Irvington Mayor Wayne Smith, who was on the scene Sunday, said two firefighters who had just finished their shift were driving to a convenience store in the neighborhood and spotted the blaze around 7:30 a.m.
Brothers Sergio and Juan Hreben, who live across from the house on a street of well-kept two- and three-story homes, saw the two firefighters pull up in front of the house in a pickup truck and rescue the disabled great-grandmother.
“They broke the front door in, then they broke a second interior door,” Sergio Hreben said through an interpreter. “One of the firefighters and some of the neighbors carried the woman out in their arms. Then they tried to go back in, but they couldn’t because there was too much smoke.”
The grandmother was brought around from the back of the house, according to Hreben.

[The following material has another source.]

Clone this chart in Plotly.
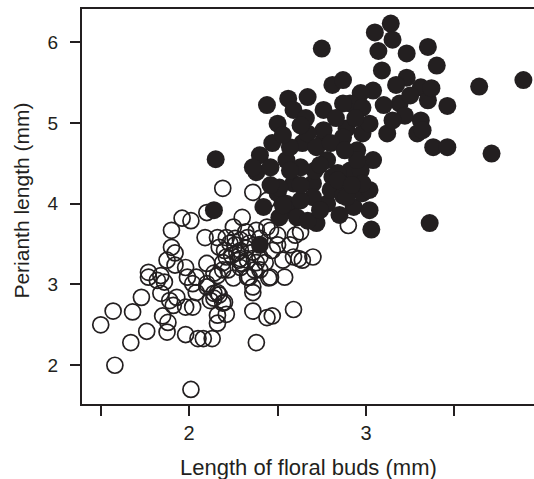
import plotly.graph_objects as go

# Open circles (bud length, perianth length) in mm
open_x = [1.50, 1.58, 1.57, 1.68, 1.76, 1.67, 1.875, 1.98, 2.05, 2.08, 2.13, 2.16, 2.21, 2.36, 2.44, 2.47,
          2.59, 2.38, 2.36, 2.02, 1.98, 1.91, 1.85, 1.88, 1.73, 1.84, 1.89, 1.93, 2.04, 2.12, 2.17, 2.19,
          2.01, 2.19, 2.36, 2.10, 1.96, 2.01, 1.90, 2.09, 2.16, 2.21, 2.30, 2.32, 2.26, 2.40, 2.46, 2.50,
          2.60, 2.63, 2.47, 2.50, 2.59, 2.70, 2.64, 2.90, 1.90, 1.92, 1.875, 1.77, 1.77, 1.84, 1.86, 1.92,
          1.98, 2.04, 2.02, 2.10, 2.14, 2.16, 2.22, 2.29, 2.33, 2.36, 2.45, 2.54, 2.17, 2.21, 2.29, 2.33,
          2.40, 2.25, 2.44, 1.82, 1.99, 2.10, 2.14, 2.19, 2.23, 2.27, 2.30, 2.34, 2.40, 2.46, 2.38, 2.44,
          2.62, 2.25, 2.16, 2.14, 2.16, 2.10, 2.20, 2.26, 2.29, 2.32, 2.34, 2.24, 2.28, 2.36, 2.38, 2.20,
          2.33, 2.29, 2.19, 2.37, 2.43, 2.53, 2.57]
open_y = [2.50, 2.00, 2.67, 2.66, 2.42, 2.28, 2.41, 2.38, 2.33, 2.33, 2.33, 2.52, 2.63, 2.67, 2.59, 2.61,
          2.69, 2.28, 2.90, 2.72, 2.72, 2.74, 2.61, 2.53, 2.84, 2.89, 2.80, 2.84, 2.90, 2.80, 2.87, 2.77,
          1.70, 4.19, 4.14, 3.89, 3.82, 3.79, 3.67, 3.58, 3.58, 3.58, 3.83, 3.65, 3.57, 3.57, 3.67, 3.61,
          3.61, 3.65, 3.42, 3.49, 3.34, 3.34, 3.30, 3.73, 3.46, 3.39, 3.30, 3.15, 3.09, 3.11, 3.03, 3.24,
          3.21, 3.09, 3.01, 2.97, 2.89, 3.11, 3.18, 3.21, 3.09, 2.97, 3.08, 3.09, 3.46, 3.34, 3.42, 3.30,
          3.34, 3.71, 3.71, 3.05, 3.09, 3.26, 3.14, 3.18, 3.51, 3.39, 3.26, 3.09, 3.18, 3.09, 3.67, 4.04,
          3.32, 3.08, 2.62, 2.83, 2.90, 3.01, 2.78, 3.49, 3.55, 3.45, 3.51, 3.36, 3.30, 3.40, 3.27, 3.42,
          3.58, 3.32, 3.27, 3.18, 3.27, 3.30, 3.49]

# Filled circles
filled_x = [3.14, 3.05, 3.15, 3.07, 2.75, 3.23, 3.35, 3.40, 3.09, 3.64, 3.89, 3.46, 3.29, 3.38, 3.46, 3.71,
            2.44, 2.56, 2.67, 2.81, 2.87, 3.04, 2.50, 2.47, 2.89, 3.12, 2.40, 2.15, 3.23, 3.31, 3.35, 3.19,
            2.97, 2.91, 3.10, 3.31, 3.32, 2.98, 3.36, 3.03, 2.14, 2.38, 2.42, 2.50, 2.57, 2.72, 2.78, 2.93,
            2.98, 2.40, 2.59, 2.70, 2.81, 2.91, 3.04, 2.51, 2.36, 2.46, 2.55, 2.64, 2.76, 2.87, 2.95, 2.97,
            2.84, 2.71, 2.63, 2.51, 2.70, 2.80, 2.55, 2.61, 2.67, 2.87, 2.59, 2.66, 2.76, 2.87, 2.98, 3.02,
            2.76, 2.67, 2.57, 2.72, 2.80, 3.02, 3.02, 2.78, 2.84, 2.74, 2.63, 2.95, 2.98, 2.89, 3.17, 3.25,
            3.22, 3.15, 3.37, 2.83, 2.94, 2.88, 2.53, 2.63, 2.92, 2.74, 2.57, 2.63, 2.46, 2.53, 2.85]
filled_y = [6.23, 6.12, 6.03, 5.89, 5.92, 5.86, 5.94, 5.71, 5.65, 5.45, 5.53, 5.21, 4.87, 4.70, 4.70, 4.62,
            5.22, 5.30, 5.32, 5.47, 5.53, 5.40, 4.99, 4.75, 4.93, 4.87, 4.60, 4.55, 5.56, 5.44, 5.28, 5.24,
            5.37, 5.24, 5.22, 5.03, 4.91, 4.87, 3.76, 3.68, 3.92, 4.39, 3.96, 4.13, 3.92, 3.76, 4.00, 3.96,
            4.13, 3.49, 4.25, 4.25, 4.33, 4.41, 4.54, 3.83, 4.45, 4.45, 4.54, 4.75, 4.78, 4.82, 4.66, 4.41,
            4.38, 4.41, 4.45, 4.20, 4.08, 4.17, 4.00, 3.83, 3.79, 4.10, 5.16, 5.06, 5.16, 5.24, 5.19, 4.99,
            4.91, 4.87, 4.70, 4.70, 4.75, 4.17, 3.92, 4.54, 4.29, 3.92, 4.04, 4.54, 4.25, 4.08, 5.47, 5.34,
            5.09, 5.03, 5.43, 5.06, 5.06, 4.66, 4.85, 4.97, 4.23, 4.48, 4.41, 4.23, 4.23, 3.98, 3.86]

x_ticks = [1.5, 2, 2.5, 3, 3.5]
x_labels = ["", "2", "", "3", ""]
y_ticks = [2, 3, 4, 5, 6]
y_labels = ["2", "3", "4", "5", "6"]

INK = "#231f20"
FONT = "Liberation Sans, Arial, sans-serif"

fig = go.Figure()
fig.add_trace(go.Scatter(
    x=open_x, y=open_y, mode="markers",
    marker=dict(symbol="circle-open", size=16, color=INK, line=dict(width=1.7, color=INK)),
    showlegend=False, hoverinfo="skip"))
fig.add_trace(go.Scatter(
    x=filled_x, y=filled_y, mode="markers",
    marker=dict(symbol="circle", size=18, color=INK, line=dict(width=0)),
    showlegend=False, hoverinfo="skip"))

fig.update_layout(
    width=534, height=479,
    margin=dict(l=82, r=0, t=9, b=75),
    paper_bgcolor="white", plot_bgcolor="white",
    font=dict(family=FONT, color=INK),
    xaxis=dict(
        range=[1.394, 3.95], tickvals=x_ticks, ticktext=x_labels,
        ticks="outside", ticklen=10, tickwidth=1.6, tickcolor=INK,
        showline=True, linewidth=2, linecolor=INK, mirror=True,
        showgrid=False, zeroline=False, automargin=False,
        tickfont=dict(size=20),
    ),
    yaxis=dict(
        range=[1.52, 6.41], tickvals=y_ticks, ticktext=y_labels,
        ticks="outside", ticklen=10, tickwidth=1.6, tickcolor=INK,
        showline=True, linewidth=2, linecolor=INK, mirror=False,
        showgrid=False, zeroline=False, automargin=False,
        tickfont=dict(size=19), ticklabelstandoff=8,
    ),
    annotations=[
        dict(text="Length of floral buds (mm)", xref="paper", yref="paper",
             x=0.5, y=-0.1595, xanchor="center", yanchor="middle",
             showarrow=False, font=dict(size=22, color=INK)),
        dict(text="Perianth length (mm)", xref="paper", yref="paper",
             x=-0.1327, y=0.515, xanchor="center", yanchor="middle", textangle=-90,
             showarrow=False, font=dict(size=21, color=INK)),
    ],
)

fig.write_html("out.html",
               config={"displayModeBar": False},
               post_script="document.body.style.margin='0';document.body.style.overflow='hidden';")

One of the firefighters suffered smoke inhalation as he tried to get people out of the home. He was also taken to St. Barnabas, where he was treated and released Sunday, Smith said.
Smith said the fire started in the second-story unit and appeared to be accidental, but he had no information on how it started. Arson investigators were at the scene, which fire officials said was standard anytime someone dies in a fire.
Anthony Booth, 21, who lived on the third floor, said he woke up around 7 a.m. because he smelled smoke.
“I looked around and went out on the roof, and it was all smokey,” he said.
Booth said he woke up his cousin, and both were able to leave down a fire escape on the side of the house.